Ever since Dharma Productions announced Dhadak 2, curiosity around its premise has been building. This sequel to the 2018 Ishaan–Janhvi starrer shifts the lens from an upper-caste–lower-caste romance of Rajasthan to a more contemporary, academic backdrop.
The biggest buzz surrounds Siddhant Chaturvedi’s character, Neelesh Ahirwar, a small-town student struggling with identity, class gaps, and aspirations in a metro college.
Viewers and cine-fans are wondering: is Neelesh Ahirwar's story based on any actual Indian student? With the name "Ahirwar," the film suggests caste identification typically seen among Madhya Pradesh's Dalits.
Some netizens suspect the character is inspired by bits of high-profile college tales of the past decade, ranging from Rohith Vemula's fatal case at Hyderabad University to lesser-publicized accounts of small-town students fighting structural estrangement in elite universities.

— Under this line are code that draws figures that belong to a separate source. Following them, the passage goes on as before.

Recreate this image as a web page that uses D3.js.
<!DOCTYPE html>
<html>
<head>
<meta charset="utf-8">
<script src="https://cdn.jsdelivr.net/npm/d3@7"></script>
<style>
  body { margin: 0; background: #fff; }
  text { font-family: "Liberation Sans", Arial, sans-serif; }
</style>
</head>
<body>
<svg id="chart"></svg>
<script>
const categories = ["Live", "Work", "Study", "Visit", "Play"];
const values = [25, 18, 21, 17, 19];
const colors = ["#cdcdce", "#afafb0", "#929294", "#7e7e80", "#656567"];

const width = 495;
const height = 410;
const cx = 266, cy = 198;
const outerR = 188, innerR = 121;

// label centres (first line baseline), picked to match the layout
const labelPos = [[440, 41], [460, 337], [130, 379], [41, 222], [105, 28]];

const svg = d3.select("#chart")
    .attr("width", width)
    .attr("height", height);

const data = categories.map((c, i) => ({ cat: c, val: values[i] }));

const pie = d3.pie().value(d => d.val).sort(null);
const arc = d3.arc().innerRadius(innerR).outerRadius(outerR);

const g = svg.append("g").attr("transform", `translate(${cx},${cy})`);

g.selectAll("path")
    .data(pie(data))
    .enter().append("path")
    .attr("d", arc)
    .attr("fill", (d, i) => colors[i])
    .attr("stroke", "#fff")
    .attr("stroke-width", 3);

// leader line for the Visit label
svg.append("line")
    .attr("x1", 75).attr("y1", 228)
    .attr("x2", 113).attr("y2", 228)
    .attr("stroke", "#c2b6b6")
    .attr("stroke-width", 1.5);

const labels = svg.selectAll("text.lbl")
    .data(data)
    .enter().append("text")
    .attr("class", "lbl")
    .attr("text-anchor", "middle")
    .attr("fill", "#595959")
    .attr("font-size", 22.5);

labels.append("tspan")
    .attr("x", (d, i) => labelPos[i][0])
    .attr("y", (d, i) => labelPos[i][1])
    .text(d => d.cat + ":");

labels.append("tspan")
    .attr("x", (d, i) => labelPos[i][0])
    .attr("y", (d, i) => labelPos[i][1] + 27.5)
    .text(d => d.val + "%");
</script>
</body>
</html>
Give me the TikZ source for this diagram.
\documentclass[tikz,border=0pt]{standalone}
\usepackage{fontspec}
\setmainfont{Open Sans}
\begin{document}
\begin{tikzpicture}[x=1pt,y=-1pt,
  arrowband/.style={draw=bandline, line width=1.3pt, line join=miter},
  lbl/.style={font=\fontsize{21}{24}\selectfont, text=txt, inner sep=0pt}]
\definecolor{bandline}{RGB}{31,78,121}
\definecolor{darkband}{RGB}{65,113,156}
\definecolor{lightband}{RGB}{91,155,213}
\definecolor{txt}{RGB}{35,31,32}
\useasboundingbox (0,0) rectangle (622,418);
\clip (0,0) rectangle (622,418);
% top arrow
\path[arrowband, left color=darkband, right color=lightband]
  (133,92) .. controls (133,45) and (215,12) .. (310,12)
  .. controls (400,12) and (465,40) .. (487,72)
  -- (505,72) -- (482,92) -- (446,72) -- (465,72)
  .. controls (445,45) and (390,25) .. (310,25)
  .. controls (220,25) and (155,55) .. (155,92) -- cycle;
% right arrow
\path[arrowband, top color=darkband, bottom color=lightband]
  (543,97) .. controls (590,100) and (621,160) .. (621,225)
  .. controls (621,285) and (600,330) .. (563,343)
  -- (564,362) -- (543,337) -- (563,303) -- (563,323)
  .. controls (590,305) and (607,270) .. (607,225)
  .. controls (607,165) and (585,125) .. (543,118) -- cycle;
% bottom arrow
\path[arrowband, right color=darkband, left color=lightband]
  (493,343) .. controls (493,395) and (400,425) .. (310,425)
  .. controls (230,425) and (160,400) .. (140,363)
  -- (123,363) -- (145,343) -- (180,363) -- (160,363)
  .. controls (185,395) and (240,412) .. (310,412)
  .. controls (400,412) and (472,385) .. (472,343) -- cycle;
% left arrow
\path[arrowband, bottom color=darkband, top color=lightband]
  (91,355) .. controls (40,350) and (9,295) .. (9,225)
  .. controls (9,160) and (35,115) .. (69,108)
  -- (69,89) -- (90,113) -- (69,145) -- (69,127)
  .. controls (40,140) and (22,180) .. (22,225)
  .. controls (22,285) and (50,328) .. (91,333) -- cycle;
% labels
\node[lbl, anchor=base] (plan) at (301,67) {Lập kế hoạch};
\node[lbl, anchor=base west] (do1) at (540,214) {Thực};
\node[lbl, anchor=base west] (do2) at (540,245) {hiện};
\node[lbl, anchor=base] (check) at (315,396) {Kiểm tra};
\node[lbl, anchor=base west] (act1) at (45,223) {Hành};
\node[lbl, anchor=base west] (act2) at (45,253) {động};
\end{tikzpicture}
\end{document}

Siddhant Chaturvedi hasn't officially confirmed an on-the-nose real-life reference, but in interviews, has suggested that the role needed research into "small-town students who transition into elite spaces and bear invisible weights of where they are from." Director Shazia Iqbal also maintained the suspense, stating only that the story is "rooted in lived realities".
Industry sources indicate the character is not a direct one-to-one representation, but more of a composite of numerous actual campus dilemmas, lost aspiration, love ensnared in conflict around social status, and the stress of attempting to fit into a world constructed against you.

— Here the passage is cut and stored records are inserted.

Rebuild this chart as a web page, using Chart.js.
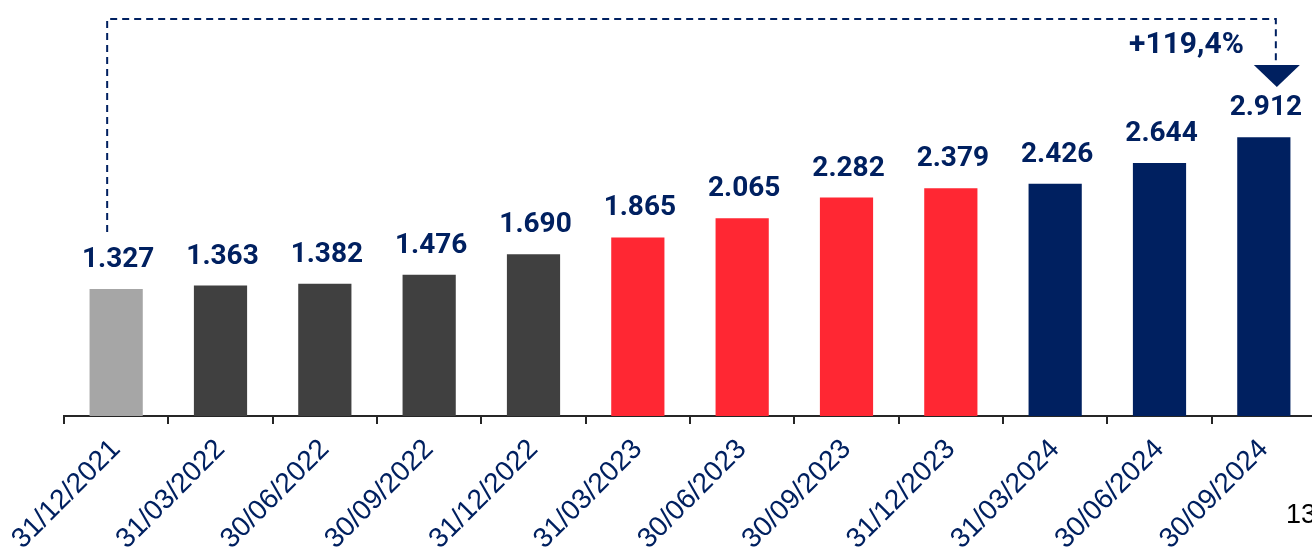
<!DOCTYPE html>
<html>
<head>
<meta charset="utf-8">
<script src="https://cdn.jsdelivr.net/npm/chart.js@4.4.1/dist/chart.umd.min.js"></script>
<style>
  html, body { margin: 0; padding: 0; background: #fff; overflow: hidden; }
  #wrap { width: 1330px; height: 549px; }
</style>
</head>
<body>
<div id="wrap"><canvas id="chart" width="1330" height="549"></canvas></div>
<script>
const labels = ['31/12/2021', '31/03/2022', '30/06/2022', '30/09/2022', '31/12/2022', '31/03/2023',
                '30/06/2023', '30/09/2023', '31/12/2023', '31/03/2024', '30/06/2024', '30/09/2024']
const values = [1327, 1363, 1382, 1476, 1690, 1865, 2065, 2282, 2379, 2426, 2644, 2912]
const barColors = ['#A6A6A6', '#404040', '#404040', '#404040', '#404040', '#FF2733',
                   '#FF2733', '#FF2733', '#FF2733', '#002060', '#002060', '#002060']
const pageNumber = '13'

const navy = '#002060'

// 1327 -> "1.327"
const fmt = function (v) {
    return String(v).replace(/\B(?=(\d{3})+(?!\d))/g, '.')
}

const growth = (values[values.length - 1] / values[0] - 1) * 100
const growthText = '+' + growth.toFixed(1).replace('.', ',') + '%'

const overlay = {
    id: 'overlay',
    afterDatasetsDraw(chart) {
        const ctx = chart.ctx
        const bars = chart.getDatasetMeta(0).data
        ctx.save()
        // value labels
        ctx.fillStyle = navy
        ctx.font = 'bold 28px Roboto'
        ctx.textAlign = 'center'
        ctx.textBaseline = 'alphabetic'
        bars.forEach(function (b, i) {
            ctx.fillText(fmt(values[i]), b.x + 2, b.y - 22)
        })

        // dashed bracket from first to last bar
        const first = bars[0]
        const last = bars[bars.length - 1]
        const topY = chart.chartArea.top + 5
        const rx = last.x + 12
        ctx.strokeStyle = navy
        ctx.lineWidth = 2
        ctx.setLineDash([7, 5])
        ctx.beginPath()
        ctx.moveTo(first.x - 9, first.y - 57)
        ctx.lineTo(first.x - 9, topY)
        ctx.lineTo(rx, topY)
        ctx.lineTo(rx, topY + 46)
        ctx.stroke()
        ctx.setLineDash([])

        // arrow head
        ctx.beginPath()
        ctx.moveTo(rx - 22, topY + 46)
        ctx.lineTo(rx + 24, topY + 46)
        ctx.lineTo(rx + 1, topY + 68)
        ctx.closePath()
        ctx.fill()

        ctx.font = 'bold 30px Roboto'
        ctx.textAlign = 'right'
        ctx.fillText(growthText, last.x - 20, topY + 34)

        // page number
        ctx.fillStyle = '#000'
        ctx.font = '27px "Liberation Sans"'
        ctx.textAlign = 'left'
        ctx.fillText(pageNumber, 1286, 523)
        ctx.restore()
    }
}

new Chart(document.getElementById('chart'), {
    type: 'bar',
    data: {
        labels: labels,
        datasets: [{
            data: values,
            backgroundColor: barColors,
            categoryPercentage: 1,
            barPercentage: 0.51
        }]
    },
    options: {
        responsive: false,
        animation: false,
        layout: { padding: { left: 64, right: 14, top: 14, bottom: 0 } },
        plugins: { legend: { display: false }, tooltip: { enabled: false } },
        scales: {
            x: {
                grid: { offset: true, drawOnChartArea: false, drawTicks: true, tickLength: 8, color: '#262626', lineWidth: 2 },
                border: { color: '#262626', width: 2 },
                ticks: {
                    color: navy,
                    font: { family: 'Liberation Sans', size: 28 },
                    minRotation: 45,
                    maxRotation: 45,
                    autoSkip: false,
                    padding: 9
                },
                afterFit(scale) { scale.height = 133 }
            },
            y: { display: false, min: 0, max: 4200 }
        }
    },
    plugins: [overlay]
})
</script>
</body>
</html>
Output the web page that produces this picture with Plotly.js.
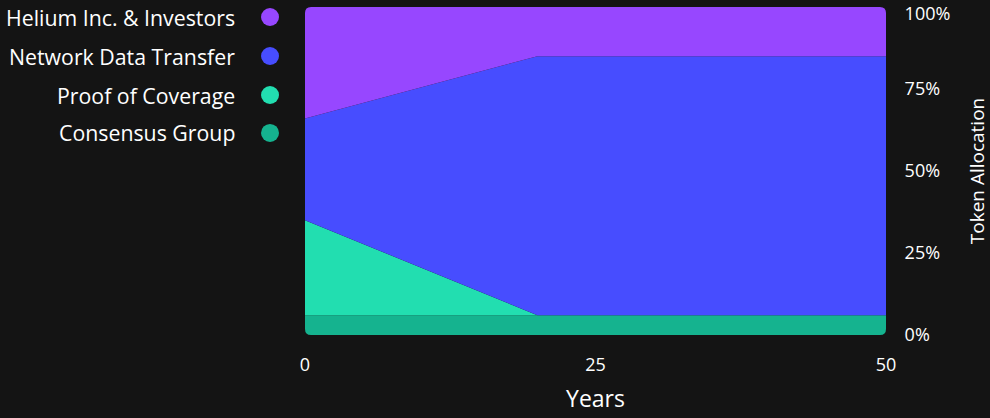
<!DOCTYPE html>
<html>
<head>
<meta charset="utf-8">
<script src="https://cdn.plot.ly/plotly-3.0.1.min.js"></script>
<style>html,body{margin:0;padding:0;background:#141414;}#chart{width:990px;height:418px;}</style>
</head>
<body>
<div id="chart"></div>
<script>
// Data (years vs % token allocation)
const years = [0, 20, 50];
const seriesNames = ["Consensus Group", "Proof of Coverage", "Network Data Transfer", "Helium Inc. & Investors"];
const consensusGroup = [6, 6, 6];
const proofOfCoverage = [29, 0, 0];
const networkDataTransfer = [31, 79, 79];
const heliumInvestors = [34, 15, 15];
const colors = ["#15B38F", "#22DEB0", "#474DFF", "#9747FF"];
const yTicks = [0, 25, 50, 75, 100];
const yTickLabels = ["0%", "25%", "50%", "75%", "100%"];
const xTicks = [0, 25, 50];

const values = [consensusGroup, proofOfCoverage, networkDataTransfer, heliumInvestors];
const FONT = "'Open Sans', sans-serif";
const BG = "#141414";

const traces = values.map((v, i) => ({
  type: "scatter", mode: "lines", x: years, y: v, name: seriesNames[i],
  stackgroup: "one", line: {width: 0, color: colors[i]}, fillcolor: colors[i],
  hoverinfo: "skip", showlegend: false
}));
// empty helper trace so the overlay axis (top tick label) is drawn
traces.push({type: "scatter", mode: "lines", x: [], y: [], yaxis: "y2", showlegend: false, hoverinfo: "skip"});

// custom legend: text on the left, dot on the right (top to bottom: Helium ... Consensus)
const annotations = [];
const shapes = [];
const legendY = [0.9695, 0.8506, 0.7317, 0.6159];
for (let k = 0; k < 4; k++) {
  const i = 3 - k;
  annotations.push({
    xref: "paper", yref: "paper", x: -0.117, y: legendY[k], xanchor: "right", yanchor: "middle",
    text: seriesNames[i], showarrow: false, font: {family: FONT, size: 21.3, color: "#ffffff"}
  });
  shapes.push({
    type: "circle", xref: "paper", yref: "paper", xsizemode: "pixel", ysizemode: "pixel",
    xanchor: -0.0602, yanchor: legendY[k], x0: -9, x1: 9, y0: -9, y1: 9,
    fillcolor: colors[i], line: {width: 0}
  });
}
// rounded plot corners
const r = 6;
const corners = [
  {xa: 0, ya: 100, p: `M0,0 L${r},0 Q0,0 0,${-r} Z`},
  {xa: 50, ya: 100, p: `M0,0 L${-r},0 Q0,0 0,${-r} Z`},
  {xa: 0, ya: 0, p: `M0,0 L${r},0 Q0,0 0,${r} Z`},
  {xa: 50, ya: 0, p: `M0,0 L${-r},0 Q0,0 0,${r} Z`}
];
corners.forEach(c => shapes.push({
  type: "path", xref: "x", yref: "y", xsizemode: "pixel", ysizemode: "pixel",
  xanchor: c.xa, yanchor: c.ya, path: c.p, fillcolor: BG, line: {width: 0}, layer: "above"
}));

const yTickFont = {family: FONT, size: 18, color: "#ffffff"};
const layout = {
  width: 990, height: 418,
  paper_bgcolor: BG, plot_bgcolor: BG,
  margin: {l: 305, r: 104, t: 7, b: 83},
  font: {family: FONT, color: "#ffffff"},
  showlegend: false,
  xaxis: {
    range: [0, 50], tickmode: "array", tickvals: xTicks, showgrid: false, zeroline: false, showline: false,
    ticks: "outside", ticklen: 13, tickcolor: "rgba(0,0,0,0)",
    tickfont: {family: FONT, size: 18, color: "#ffffff"},
    title: {text: "Years", font: {family: FONT, size: 23, color: "#ffffff"}, standoff: 16},
    fixedrange: true
  },
  yaxis: {
    range: [0, 100], side: "right", tickmode: "array",
    tickvals: yTicks.slice(0, 4), ticktext: yTickLabels.slice(0, 4),
    ticklabeloverflow: "allow",
    showgrid: false, zeroline: false, showline: false,
    ticks: "outside", ticklen: 14, tickcolor: "rgba(0,0,0,0)",
    tickfont: yTickFont,
    title: {text: "Token Allocation", font: {family: FONT, size: 19, color: "#ffffff"}, standoff: 32},
    fixedrange: true
  },
  yaxis2: {
    range: [0, 100], side: "right", overlaying: "y", tickmode: "array",
    tickvals: yTicks.slice(4), ticktext: yTickLabels.slice(4),
    ticklabeloverflow: "allow", ticklabelshift: 7,
    showgrid: false, zeroline: false, showline: false,
    ticks: "outside", ticklen: 14, tickcolor: "rgba(0,0,0,0)",
    tickfont: yTickFont, fixedrange: true
  },
  annotations: annotations,
  shapes: shapes
};
Plotly.newPlot("chart", traces, layout, {displayModeBar: false, staticPlot: true});
</script>
</body>
</html>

In this regard, Neelesh Ahirwar could be less an individual real biography and more of an emblem of a thousand Indian students bearing the unspoken burden of caste and class.
Dhadak 2 would have been able to cover more rough terrain than its original if true, addressing the generation today where debates about student politics, caste identity, and aspirations in India's cities are as cutting-edge as ever.

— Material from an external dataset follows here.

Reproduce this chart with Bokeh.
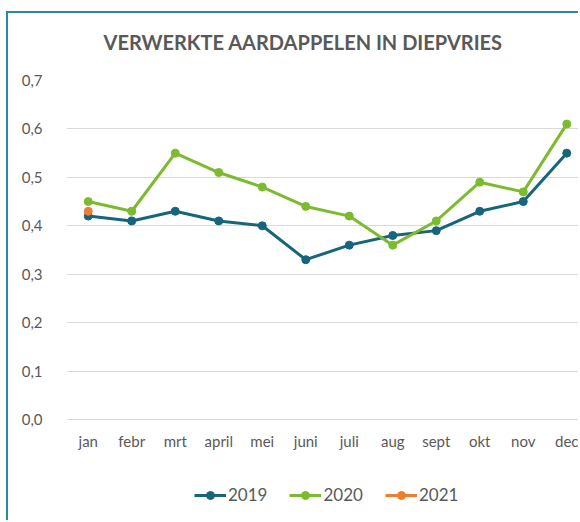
from bokeh.plotting import figure
from bokeh.models import FixedTicker, CustomJSTickFormatter, Legend, LegendItem, Range1d
from bokeh.embed import file_html
from bokeh.resources import INLINE

months = ["jan", "febr", "mrt", "april", "mei", "juni", "juli", "aug", "sept", "okt", "nov", "dec"]
y2019 = [0.42, 0.41, 0.43, 0.41, 0.40, 0.33, 0.36, 0.38, 0.39, 0.43, 0.45, 0.55]
y2020 = [0.45, 0.43, 0.55, 0.51, 0.48, 0.44, 0.42, 0.36, 0.41, 0.49, 0.47, 0.61]
y2021 = [0.43]
y_ticks = [0.0, 0.1, 0.2, 0.3, 0.4, 0.5, 0.6, 0.7]

FONT = "Lato"
GRAY = "#595959"

x_idx = list(range(len(months)))

# frame extends to the bottom edge; x axis is pinned at y = 0
p = figure(width=572, height=509, output_backend="svg", toolbar_location=None,
           x_range=Range1d(-0.5, 11.316), y_range=Range1d(-0.2127, 0.7),
           min_border_left=58, min_border_right=0, min_border_top=67, min_border_bottom=0)
p.margin = (11, 0, 0, 6)
p.styles = {"border-top": "2px solid #2c8a9b", "border-left": "2px solid #2c8a9b"}
p.outline_line_color = None
p.background_fill_color = "white"
p.border_fill_color = "white"

p.title.text = "VERWERKTE AARDAPPELEN IN DIEPVRIES"
p.title.text_font = FONT
p.title.text_font_size = "20px"
p.title.text_font_style = "bold"
p.title.text_color = GRAY
p.title.align = "left"
p.title.offset = 37
p.title.standoff = 0
p.title.padding = (0, 0, 0, 27)

p.xgrid.grid_line_color = None
p.ygrid.grid_line_color = "#d9d9d9"
p.ygrid.grid_line_width = 1

p.yaxis.ticker = FixedTicker(ticks=y_ticks)
p.yaxis.formatter = CustomJSTickFormatter(code="return tick.toFixed(1).replace('.', ',');")
p.xaxis.ticker = FixedTicker(ticks=x_idx)
p.xaxis.major_label_overrides = {i: m for i, m in zip(x_idx, months)}
p.xaxis.fixed_location = 0
for ax in (p.xaxis, p.yaxis):
    ax.axis_line_color = None
    ax.major_tick_line_color = None
    ax.minor_tick_line_color = None
    ax.major_label_text_font = FONT
    ax.major_label_text_font_size = "15px"
    ax.major_label_text_color = GRAY
p.yaxis.major_label_standoff = 18
p.xaxis.major_label_standoff = 7

series = [("2019", y2019, "#17657c"), ("2020", y2020, "#7cba2f"), ("2021", y2021, "#ed7d31")]
items = []
for name, ys, col in series:
    xs = x_idx[:len(ys)]
    r1 = p.line(xs, ys, line_color=col, line_width=3)
    r2 = p.scatter(xs, ys, size=8, fill_color=col, line_color=col)
    items.append(LegendItem(label=name, renderers=[r1, r2]))

legend = Legend(items=items, orientation="horizontal", location=(128, 17))
legend.label_text_font = FONT
legend.label_text_font_size = "17px"
legend.label_text_color = GRAY
legend.border_line_color = None
legend.background_fill_alpha = 0
legend.glyph_width = 32
legend.label_standoff = 2
legend.spacing = 22
legend.padding = 0
legend.margin = 0
p.add_layout(legend, "center")

open("out.html", "w").write(file_html(p, INLINE))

The film has thus courted controversy even before the opening: is it a romantic drama, a social statement, or both?
For now, Dharma Productions is keeping story details under wraps. But if Siddhant Chaturvedi’s Neelesh truly echoes real students’ lives, Dhadak 2 may provoke much more than cinematic nostalgia, it could become Bollywood’s most direct ode to young India’s struggles since Masaan.